By Doug Connolly, MNE Tax
The UK on July 20 published draft legislation for Finance Bill 2021-22 to create an uncertain tax treatment notification requirement for large businesses and amend the tax rules for hybrids and other mismatches, among other measures. The tax proposals are open for consultation until September 14 before being laid before Parliament.
The bill would also add provisions to crack down on tax avoidance promoters. Other business tax proposals in the bill include measures on the taxation of asset holding companies in alternative fund structures, real estate investment trusts, and capital allowances.
The rules on uncertain tax treatment would require large businesses to notify HMRC if they adopt an uncertain tax treatment with respect to returns filed on or after April 1, 2022. For this purpose, large businesses are defined as those with turnover of more than GBP 200 million per annum (approximately USD 275 million) and a balance sheet total over GBP 2 billion (approximately USD 2.75 billion).
The draft legislation defines uncertain tax treatments as positions meeting at least one of three conditions. Generally, a tax treatment would be considered uncertain if the taxpayer has made a provision in their accounts to reflect the probability that a different tax treatment would be applied, if the treatment diverges from a position set out by HMRC, or if there is a substantial possibility that the taxpayer’s adopted tax position would be overturned by a tribunal or court.
Uncertain tax treatments below a threshold of GBP 5 million (approximately USD 6.9 million) would be exempted from the requirement. There is also an exemption for certain transfer pricing calculations. A penalty of GBP 5,000 (approximately USD 6,900) would apply to a failure to notify.
The draft legislation on the uncertain tax treatment notification requirement follows a consultation on the proposed requirement held earlier this year.

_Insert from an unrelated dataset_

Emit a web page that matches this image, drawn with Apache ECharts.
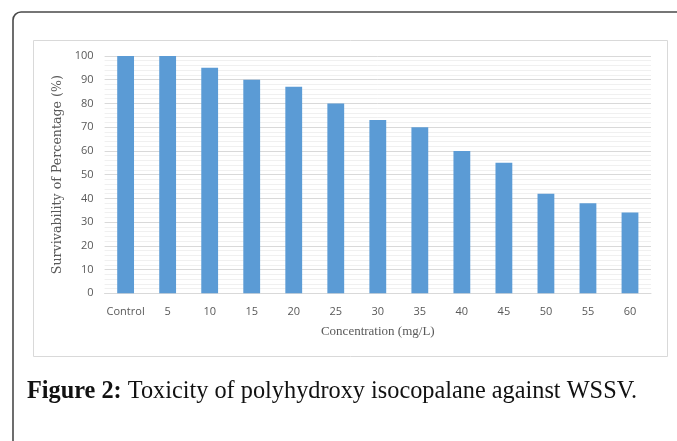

The change to the hybrid regime would amend part of the rules that aim to counter mismatches related to payments to hybrid entities to ensure a proportionate outcome when certain entities are seen as transparent in their home jurisdiction. To this end, the amendment would treat certain transparent entities located outside of the UK that are treated as transparent in their home countries – e.g., US limited liability companies – the same as partnerships to ensure that the counteraction provision operates as intended.